Problem to work on: Compute the number of lines that include the string "this", then output that number and nothing else.

Listing:
- - - - -
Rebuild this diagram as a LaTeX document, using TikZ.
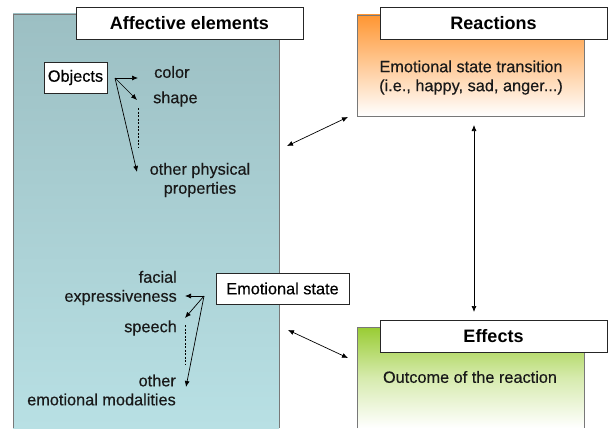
\documentclass[tikz,border=0pt]{standalone}
\usepackage{fontspec}
\setmainfont{Liberation Sans}
\newfontfamily\bodyfont[FakeBold=0.35]{Liberation Sans}
\usetikzlibrary{arrows.meta}
\definecolor{tealtop}{RGB}{156,191,195}
\definecolor{tealbot}{RGB}{184,224,228}
\definecolor{orangetop}{RGB}{255,150,50}
\definecolor{greentop}{RGB}{153,204,51}
\definecolor{panelborder}{RGB}{120,120,120}
\tikzset{
  titlebox/.style={draw=black!85, fill=white, line width=0.8pt, inner sep=0pt,
    font=\fontsize{18}{20}\selectfont\bfseries},
  labelbox/.style={draw=black!85, fill=white, line width=0.8pt, inner sep=0pt,
    font=\bodyfont\fontsize{16.3}{18}\selectfont},
  txt/.style={inner sep=0pt, font=\bodyfont\fontsize{16.3}{19}\selectfont, text=black!90},
  conn/.style={line width=0.7pt, -{Latex[length=6pt,width=5pt]}},
  dconn/.style={line width=0.7pt, {Latex[length=6pt,width=5pt]}-{Latex[length=6pt,width=5pt]}},
  dotted line/.style={line width=0.7pt, dash pattern=on 2pt off 1.5pt},
}
\begin{document}
\begin{tikzpicture}[x=1pt,y=-1pt]
\useasboundingbox (0,0) rectangle (609,428);
\fill[white] (0,0) rectangle (609,428);
% left panel
\shade[top color=tealtop, bottom color=tealbot] (13,14) rectangle (279,428);
\draw[panelborder, line width=0.8pt] (13,428) -- (13,14) -- (279,14) -- (279,428);
% reactions panel
\shade[top color=orangetop, bottom color=white, middle color=orangetop!50] (357,15) rectangle (584,116);
\draw[panelborder, line width=0.8pt] (357,15) rectangle (584,116);
% effects panel
\shade[top color=greentop, bottom color=white, middle color=greentop!40!white] (357,327) rectangle (584,428);
\draw[panelborder, line width=0.8pt] (357,428) -- (357,327) -- (584,327) -- (584,428);

% titles
\node[titlebox, minimum width=227pt, minimum height=32pt] (aff) at (189.5,23) {Affective elements};
\node[titlebox, minimum width=227pt, minimum height=32pt] (rea) at (493.5,23) {Reactions};
\node[titlebox, minimum width=227pt, minimum height=32pt] (eff) at (493.5,336) {Effects};

% reactions body
\node[txt, align=center] (reabody) at (471,77.5) {Emotional state transition\\(i.e., happy, sad, anger...)};
\node[txt] (effbody) at (470,377) {Outcome of the reaction};

% objects
\node[labelbox, minimum width=63pt, minimum height=31pt] (obj) at (75.5,77.5) {Objects};
\coordinate (objo) at (115,78);
\node[txt, anchor=west] (color) at (154,72) {color};
\node[txt, anchor=west] (shape) at (153,99) {shape};
\node[txt, align=center] (other) at (200,180) {other physical\\properties};
\coordinate (ce) at (138,78);
\coordinate (se) at (137,100);
\coordinate (oe) at (137,172);
\draw[conn] (objo) -- (ce);
\draw[conn] (objo) -- (se);
\draw[conn] (objo) -- (oe);
\coordinate (d1a) at (138,108);
\coordinate (d1b) at (138,147);
\draw[dotted line] (d1a) -- (d1b);

% emotional state
\node[labelbox, minimum width=133pt, minimum height=31pt] (emo) at (282.5,288.5) {Emotional state};
\coordinate (emoo) at (204,296);
\node[txt, anchor=east, align=right] (facial) at (177,288) {facial\\expressiveness};
\node[txt, anchor=east] (speech) at (177,328) {speech};
\node[txt, anchor=east, align=right] (othere) at (176,390) {other\\emotional modalities};
\coordinate (fe) at (185,296);
\coordinate (spe) at (185,318);
\coordinate (ote) at (186,387);
\draw[conn] (emoo) -- (fe);
\draw[conn] (emoo) -- (spe);
\draw[conn] (emoo) -- (ote);
\coordinate (d2a) at (185,325);
\coordinate (d2b) at (185,365);
\draw[dotted line] (d2a) -- (d2b);

% connectors between panels
\coordinate (a1) at (287,146);
\coordinate (a2) at (348,117);
\draw[dconn] (a1) -- (a2);
\coordinate (b1) at (288,330);
\coordinate (b2) at (348,358);
\draw[dconn] (b1) -- (b2);
\coordinate (v1) at (474,125);
\coordinate (v2) at (474,312);
\draw[dconn] (v1) -- (v2);
\end{tikzpicture}
\end{document}
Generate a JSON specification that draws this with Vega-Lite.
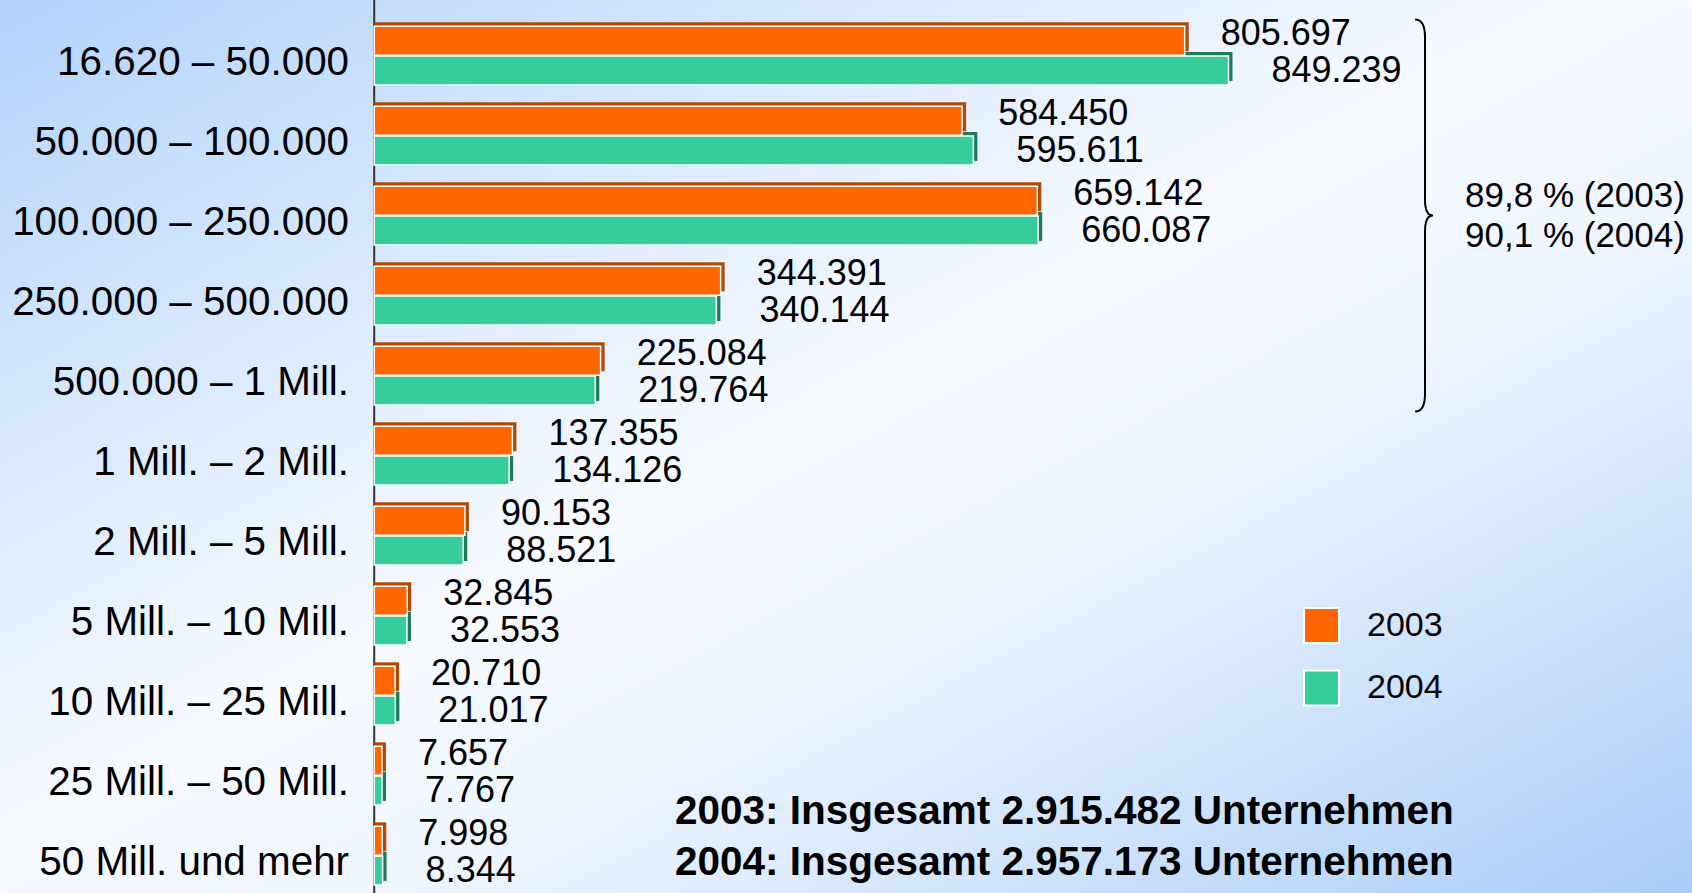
{
  "$schema": "https://vega.github.io/schema/vega-lite/v6.json",
  "width": 1692,
  "height": 893,
  "padding": 0,
  "autosize": {"type": "none"},
  "background": "#ffffff",
  "view": {"stroke": null},
  "config": {
    "font": "Liberation Sans",
    "legend": {
      "orient": "none",
      "legendX": 1303,
      "legendY": 607,
      "padding": 0,
      "labelFontSize": 34,
      "labelFont": "Liberation Sans",
      "labelColor": "#000000",
      "symbolSize": 1225,
      "symbolType": "square",
      "symbolStrokeColor": "#ffffff",
      "symbolStrokeWidth": 2,
      "symbolOpacity": 1,
      "rowPadding": 19.5,
      "labelOffset": 27
    }
  },
  "data": {
    "values": [
      {"category": "16.620 – 50.000", "year": "2003", "value": 805697},
      {"category": "16.620 – 50.000", "year": "2004", "value": 849239},
      {"category": "50.000 – 100.000", "year": "2003", "value": 584450},
      {"category": "50.000 – 100.000", "year": "2004", "value": 595611},
      {"category": "100.000 – 250.000", "year": "2003", "value": 659142},
      {"category": "100.000 – 250.000", "year": "2004", "value": 660087},
      {"category": "250.000 – 500.000", "year": "2003", "value": 344391},
      {"category": "250.000 – 500.000", "year": "2004", "value": 340144},
      {"category": "500.000 – 1 Mill.", "year": "2003", "value": 225084},
      {"category": "500.000 – 1 Mill.", "year": "2004", "value": 219764},
      {"category": "1 Mill. – 2 Mill.", "year": "2003", "value": 137355},
      {"category": "1 Mill. – 2 Mill.", "year": "2004", "value": 134126},
      {"category": "2 Mill. – 5 Mill.", "year": "2003", "value": 90153},
      {"category": "2 Mill. – 5 Mill.", "year": "2004", "value": 88521},
      {"category": "5 Mill. – 10 Mill.", "year": "2003", "value": 32845},
      {"category": "5 Mill. – 10 Mill.", "year": "2004", "value": 32553},
      {"category": "10 Mill. – 25 Mill.", "year": "2003", "value": 20710},
      {"category": "10 Mill. – 25 Mill.", "year": "2004", "value": 21017},
      {"category": "25 Mill. – 50 Mill.", "year": "2003", "value": 7657},
      {"category": "25 Mill. – 50 Mill.", "year": "2004", "value": 7767},
      {"category": "50 Mill. und mehr", "year": "2003", "value": 7998},
      {"category": "50 Mill. und mehr", "year": "2004", "value": 8344}
    ]
  },
  "layer": [
    {
      "data": {"values": [{"a": 1}]},
      "mark": {
        "type": "rect",
        "color": {
          "gradient": "linear",
          "x1": 0, "y1": 0, "x2": 1, "y2": 1,
          "stops": [
            {"offset": 0, "color": "#b2d3fc"},
            {"offset": 0.47, "color": "#f7faff"},
            {"offset": 0.62, "color": "#eef5ff"},
            {"offset": 1, "color": "#a9cdf9"}
          ]
        }
      },
      "encoding": {
        "x": {"datum": -372000, "type": "quantitative", "axis": null},
        "x2": {"datum": 1310000}
      }
    },
    {
      "data": {"values": [{"a": 1}]},
      "mark": {"type": "rule", "color": "#333333", "strokeWidth": 2},
      "encoding": {"x": {"datum": 0, "type": "quantitative", "axis": null}}
    },
    {
      "transform": [{"filter": "datum.year === '2003'"}],
      "mark": {"type": "bar", "height": 29, "xOffset": 4, "yOffset": -18.8, "color": "#b44800"},
      "encoding": {
        "y": {
          "field": "category", "type": "nominal", "axis": null,
          "scale": {
            "domain": ["16.620 – 50.000", "50.000 – 100.000", "100.000 – 250.000", "250.000 – 500.000", "500.000 – 1 Mill.", "1 Mill. – 2 Mill.", "2 Mill. – 5 Mill.", "5 Mill. – 10 Mill.", "10 Mill. – 25 Mill.", "25 Mill. – 50 Mill.", "50 Mill. und mehr"],
            "paddingInner": 0.26, "paddingOuter": 0.211, "align": 0.77
          }
        },
        "x": {"field": "value", "type": "quantitative", "stack": null, "axis": null,
              "scale": {"domain": [-372000, 1310000], "nice": false, "zero": false}}
      }
    },
    {
      "transform": [{"filter": "datum.year === '2004'"}],
      "mark": {"type": "bar", "height": 29, "xOffset": 4, "yOffset": 10.8, "color": "#1f7a5c"},
      "encoding": {
        "y": {"field": "category", "type": "nominal", "axis": null},
        "x": {"field": "value", "type": "quantitative", "stack": null, "axis": null}
      }
    },
    {
      "transform": [{"filter": "datum.year === '2003'"}],
      "mark": {"type": "bar", "height": 29, "yOffset": -14.8, "stroke": "#ffffff", "strokeWidth": 1.5},
      "encoding": {
        "y": {"field": "category", "type": "nominal", "axis": null},
        "x": {"field": "value", "type": "quantitative", "stack": null, "axis": null},
        "color": {"field": "year", "type": "nominal", "title": null,
                  "scale": {"domain": ["2003", "2004"], "range": ["#ff6600", "#36cd9c"]}}
      }
    },
    {
      "transform": [{"filter": "datum.year === '2004'"}],
      "mark": {"type": "bar", "height": 29, "yOffset": 14.8, "stroke": "#ffffff", "strokeWidth": 1.5},
      "encoding": {
        "y": {"field": "category", "type": "nominal", "axis": null},
        "x": {"field": "value", "type": "quantitative", "stack": null, "axis": null},
        "color": {"field": "year", "type": "nominal", "title": null}
      }
    },
    {
      "transform": [
        {"filter": "datum.year === '2003'"},
        {"calculate": "replace(format(datum.value, ',d'), ',', '.')", "as": "label"}
      ],
      "mark": {"type": "text", "align": "left", "baseline": "middle", "dx": 36, "dy": -22, "fontSize": 36, "color": "#000000"},
      "encoding": {
        "y": {"field": "category", "type": "nominal", "axis": null},
        "x": {"field": "value", "type": "quantitative", "axis": null},
        "text": {"field": "label", "type": "nominal"}
      }
    },
    {
      "transform": [
        {"filter": "datum.year === '2004'"},
        {"calculate": "replace(format(datum.value, ',d'), ',', '.')", "as": "label"}
      ],
      "mark": {"type": "text", "align": "left", "baseline": "middle", "dx": 43, "dy": 15, "fontSize": 36, "color": "#000000"},
      "encoding": {
        "y": {"field": "category", "type": "nominal", "axis": null},
        "x": {"field": "value", "type": "quantitative", "axis": null},
        "text": {"field": "label", "type": "nominal"}
      }
    },
    {
      "transform": [{"filter": "datum.year === '2003'"}],
      "mark": {"type": "text", "align": "right", "baseline": "middle", "dy": 7, "fontSize": 40.4, "color": "#000000"},
      "encoding": {
        "y": {"field": "category", "type": "nominal", "axis": null},
        "x": {"datum": -25000, "type": "quantitative", "axis": null},
        "text": {"field": "category", "type": "nominal"}
      }
    },
    {
      "data": {"values": [{"a": 1}]},
      "mark": {
        "type": "point",
        "shape": "M -0.05,-0.99 Q 0,-0.99 0,-0.9 L 0,-0.08 Q 0,0 0.04,0 Q 0,0 0,0.08 L 0,0.9 Q 0,0.99 -0.05,0.99",
        "size": 156816,
        "filled": false,
        "stroke": "#000000",
        "strokeWidth": 2,
        "opacity": 1
      },
      "encoding": {
        "x": {"datum": 1044600, "type": "quantitative", "axis": null},
        "y": {"datum": "100.000 – 250.000", "type": "nominal", "axis": null}
      }
    },
    {
      "data": {"values": [{"a": 1}]},
      "mark": {"type": "text", "align": "left", "baseline": "middle", "fontSize": 35, "dy": -20, "color": "#000000", "text": "89,8 % (2003)"},
      "encoding": {
        "x": {"datum": 1084400, "type": "quantitative", "axis": null},
        "y": {"datum": "100.000 – 250.000", "type": "nominal", "axis": null}
      }
    },
    {
      "data": {"values": [{"a": 1}]},
      "mark": {"type": "text", "align": "left", "baseline": "middle", "fontSize": 35, "dy": 20, "color": "#000000", "text": "90,1 % (2004)"},
      "encoding": {
        "x": {"datum": 1084400, "type": "quantitative", "axis": null},
        "y": {"datum": "100.000 – 250.000", "type": "nominal", "axis": null}
      }
    },
    {
      "data": {"values": [{"a": 1}]},
      "mark": {"type": "text", "align": "left", "baseline": "middle", "fontSize": 40.5, "fontWeight": "bold", "dy": -44, "color": "#000000",
               "text": "2003: Insgesamt 2.915.482 Unternehmen"},
      "encoding": {
        "x": {"datum": 299000, "type": "quantitative", "axis": null},
        "y": {"datum": "50 Mill. und mehr", "type": "nominal", "axis": null}
      }
    },
    {
      "data": {"values": [{"a": 1}]},
      "mark": {"type": "text", "align": "left", "baseline": "middle", "fontSize": 40.5, "fontWeight": "bold", "dy": 7, "color": "#000000",
               "text": "2004: Insgesamt 2.957.173 Unternehmen"},
      "encoding": {
        "x": {"datum": 299000, "type": "quantitative", "axis": null},
        "y": {"datum": "50 Mill. und mehr", "type": "nominal", "axis": null}
      }
    }
  ]
}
- - - - -
Reply to the exercise: 2